• [What to do]: Please output every line of the material as it stands, without the pictures.

Lines of data:
********************
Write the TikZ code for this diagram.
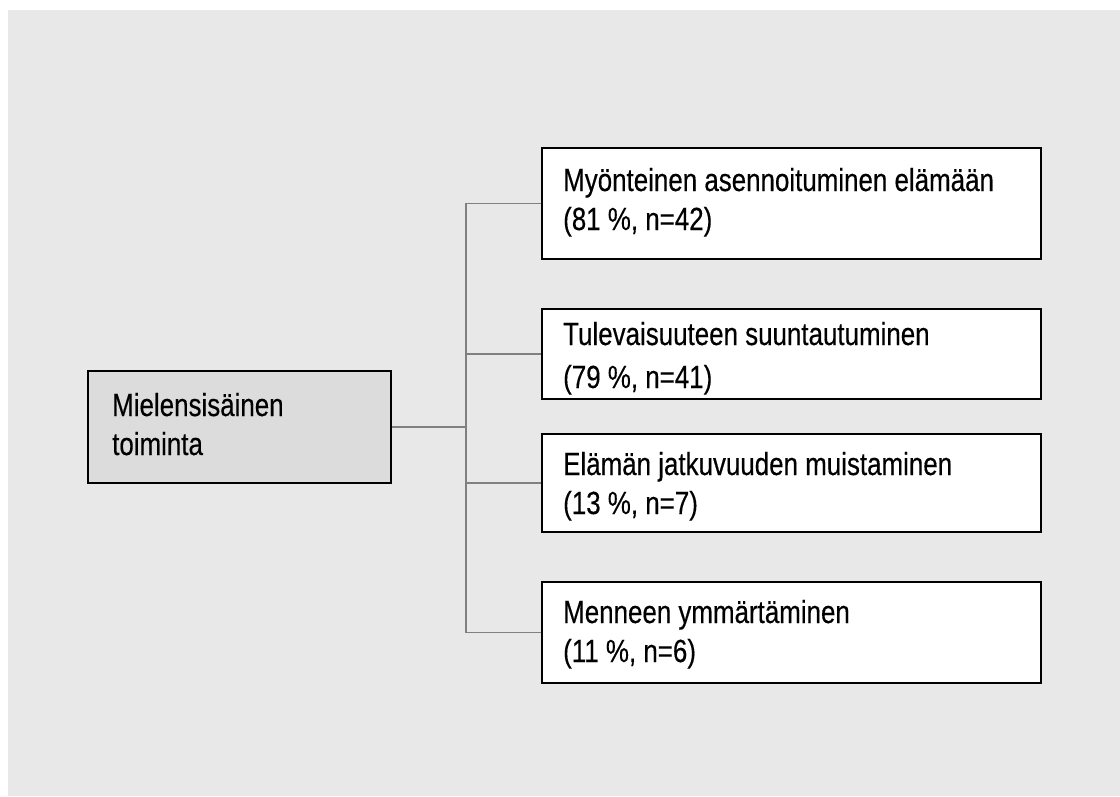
\documentclass[tikz,border=0pt]{standalone}
\usepackage{fontspec}
\setmainfont{Liberation Sans}[FakeStretch=0.81,FakeBold=0.35]
\definecolor{panelgray}{HTML}{E8E8E8}
\definecolor{rootgray}{HTML}{DCDCDC}
\definecolor{linkgray}{HTML}{808080}
% two lines of text, the first line giving the baseline
\newcommand{\boxlines}[2]{\begin{tabular}[t]{@{}l@{}}#1\\#2\end{tabular}}
\begin{document}
\begin{tikzpicture}[x=1pt,y=-1pt,
  rootbox/.style={draw=black, line width=2pt, fill=rootgray, inner sep=0pt,
    minimum width=303pt, minimum height=112pt},
  stagebox/.style={draw=black, line width=2pt, fill=white, inner sep=0pt,
    minimum width=499pt},
  boxtext/.style={anchor=base west, inner sep=0pt, text=black,
    font=\fontsize{32}{39}\selectfont},
  link/.style={draw=linkgray, line width=1.6pt, line join=miter}]
\useasboundingbox (0,0) rectangle (1120,796);
\fill[white] (0,0) rectangle (1120,796);
\fill[panelgray] (8,10) rectangle (1120,796);

% boxes
\node[rootbox] (root) at (239.5,427) {};
\node[stagebox, minimum height=111pt] (s1) at (791.5,203.5) {};
\node[stagebox, minimum height=90pt]  (s2) at (791.5,354) {};
\node[stagebox, minimum height=98pt]  (s3) at (791.5,483) {};
\node[stagebox, minimum height=101pt] (s4) at (791.5,632.5) {};

% connectors
\coordinate (trunk) at (466,427);
\draw[link] (root.east) -- (trunk);
\draw[link] (s1.west) -- (trunk |- s1.west) -- (trunk |- s4.west) -- (s4.west);
\draw[link] (trunk |- s2.west) -- (s2.west);
\draw[link] (trunk |- s3.west) -- (s3.west);

% texts
\node[boxtext] (t0) at (112,416) {\boxlines{Mielensisäinen}{toiminta}};
\node[boxtext] (t1) at (563,191) {\boxlines{Myönteinen asennoituminen elämään}{(81 \%, n=42)}};
\begin{scope}
  \clip (s2.south west) rectangle (s2.north east);
  \node[boxtext, font=\fontsize{32}{43}\selectfont] (t2) at (563,345)
    {\boxlines{Tulevaisuuteen suuntautuminen}{(79 \%, n=41)}};
\end{scope}
\node[boxtext] (t3) at (563,475) {\boxlines{Elämän jatkuvuuden muistaminen}{(13 \%, n=7)}};
\node[boxtext] (t4) at (563,623) {\boxlines{Menneen ymmärtäminen}{(11 \%, n=6)}};
\end{tikzpicture}
\end{document}
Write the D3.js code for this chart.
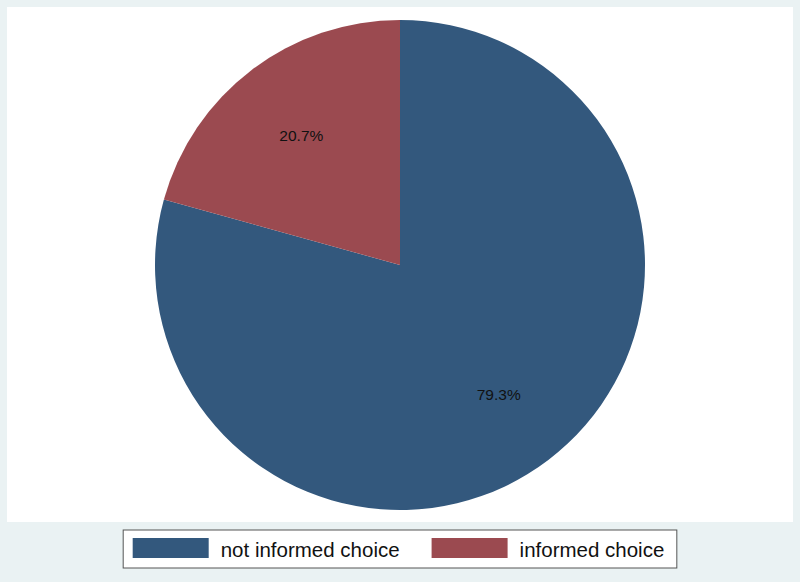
********************
• [Task answer]:
Write the TikZ code for this diagram.
\documentclass[tikz,border=0pt]{standalone}
\usepackage{fontspec}
\setmainfont{Liberation Sans}[FakeStretch=0.81,FakeBold=0.35]
\definecolor{panelgray}{HTML}{E8E8E8}
\definecolor{rootgray}{HTML}{DCDCDC}
\definecolor{linkgray}{HTML}{808080}
% two lines of text, the first line giving the baseline
\newcommand{\boxlines}[2]{\begin{tabular}[t]{@{}l@{}}#1\\#2\end{tabular}}
\begin{document}
\begin{tikzpicture}[x=1pt,y=-1pt,
  rootbox/.style={draw=black, line width=2pt, fill=rootgray, inner sep=0pt,
    minimum width=303pt, minimum height=112pt},
  stagebox/.style={draw=black, line width=2pt, fill=white, inner sep=0pt,
    minimum width=499pt},
  boxtext/.style={anchor=base west, inner sep=0pt, text=black,
    font=\fontsize{32}{39}\selectfont},
  link/.style={draw=linkgray, line width=1.6pt, line join=miter}]
\useasboundingbox (0,0) rectangle (1120,796);
\fill[white] (0,0) rectangle (1120,796);
\fill[panelgray] (8,10) rectangle (1120,796);

% boxes
\node[rootbox] (root) at (239.5,427) {};
\node[stagebox, minimum height=111pt] (s1) at (791.5,203.5) {};
\node[stagebox, minimum height=90pt]  (s2) at (791.5,354) {};
\node[stagebox, minimum height=98pt]  (s3) at (791.5,483) {};
\node[stagebox, minimum height=101pt] (s4) at (791.5,632.5) {};

% connectors
\coordinate (trunk) at (466,427);
\draw[link] (root.east) -- (trunk);
\draw[link] (s1.west) -- (trunk |- s1.west) -- (trunk |- s4.west) -- (s4.west);
\draw[link] (trunk |- s2.west) -- (s2.west);
\draw[link] (trunk |- s3.west) -- (s3.west);

% texts
\node[boxtext] (t0) at (112,416) {\boxlines{Mielensisäinen}{toiminta}};
\node[boxtext] (t1) at (563,191) {\boxlines{Myönteinen asennoituminen elämään}{(81 \%, n=42)}};
\begin{scope}
  \clip (s2.south west) rectangle (s2.north east);
  \node[boxtext, font=\fontsize{32}{43}\selectfont] (t2) at (563,345)
    {\boxlines{Tulevaisuuteen suuntautuminen}{(79 \%, n=41)}};
\end{scope}
\node[boxtext] (t3) at (563,475) {\boxlines{Elämän jatkuvuuden muistaminen}{(13 \%, n=7)}};
\node[boxtext] (t4) at (563,623) {\boxlines{Menneen ymmärtäminen}{(11 \%, n=6)}};
\end{tikzpicture}
\end{document}
Write the D3.js code for this chart.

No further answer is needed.